Kisah ini bukanlah sekadar dongeng dari masa lalu. Ia adalah cermin bagi seluruh umat manusia hingga akhir zaman. Inti dari kisah ini adalah bahwa Nabi Saleh AS mengajak umatnya untuk mengakui keesaan Allah dan meninggalkan kesombongan. Kaum Tsamud tidak dibinasakan karena kehebatan teknologi arsitektur mereka, tetapi karena kesombongan hati yang membuat mereka menolak kebenaran, meremehkan utusan Allah, dan berani menantang kekuasaan-Nya.

Beberapa pelajaran fundamental dapat kita petik. Pertama, bahaya kesombongan dan kemewahan materi. Ketika nikmat tidak diiringi dengan rasa syukur, ia justru akan menjadi jalan menuju kebinasaan. Kaum Tsamud merasa begitu kuat dan hebat dengan kemampuan mereka, sehingga mereka lupa pada Dzat yang memberikan kekuatan itu. Kedua, akibat dari menentang dan mengolok-olok tanda-tanda kebesaran Allah. Unta betina itu adalah sebuah mukjizat, sebuah 'ayat' yang nyata. Ketika mereka dengan sengaja membunuhnya, mereka sesungguhnya sedang menyatakan perang terhadap Allah. Ketiga, kepastian datangnya janji Allah. Janji akan balasan bagi orang beriman dan azab bagi orang kafir adalah sebuah kepastian yang tidak akan pernah meleset. Ultimatum tiga hari adalah bukti keadilan Allah, memberikan mereka kesempatan terakhir yang mereka sia-siakan.

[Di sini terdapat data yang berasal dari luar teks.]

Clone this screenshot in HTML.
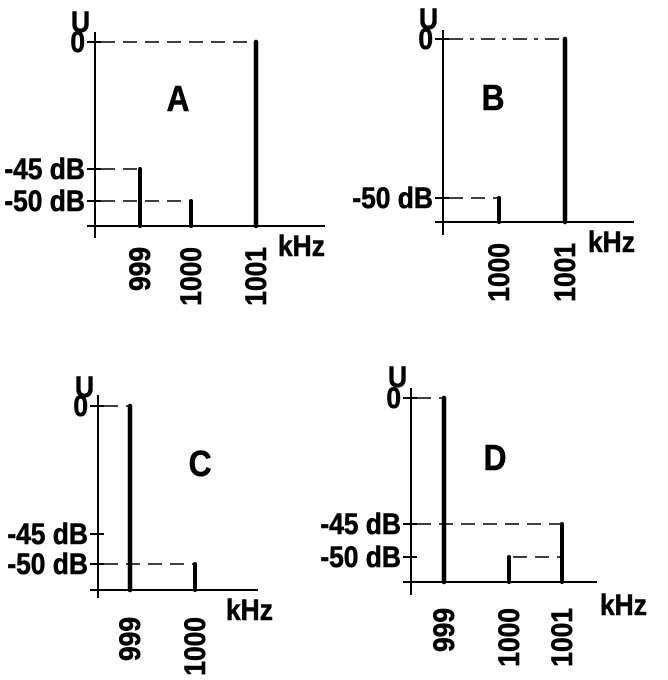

Kisah Nabi Saleh dan Kaum Tsamud akan selalu relevan. Di setiap zaman, akan selalu ada seruan kebenaran yang mengajak manusia kembali kepada tauhid. Dan di setiap zaman pula, akan selalu ada "pemuka-pemuka kaum" yang sombong, yang menolak kebenaran karena takut kehilangan status, kekuasaan, atau kenyamanan duniawi. Mereka akan menggunakan argumen "tradisi nenek moyang" atau menuduh pembawa kebenaran sebagai pemecah belah. Kisah ini mengajarkan kita untuk selalu rendah hati, membuka pikiran dan nurani terhadap seruan kebenaran, mensyukuri nikmat Allah, dan takut akan azab-Nya yang sangat pedih. Lembah Al-Hijr yang kini sunyi menjadi saksi bisu, mengingatkan kita bahwa tidak ada kekuatan, tidak ada peradaban, dan tidak ada istana batu yang bisa bertahan di hadapan keagungan dan kekuasaan Allah SWT.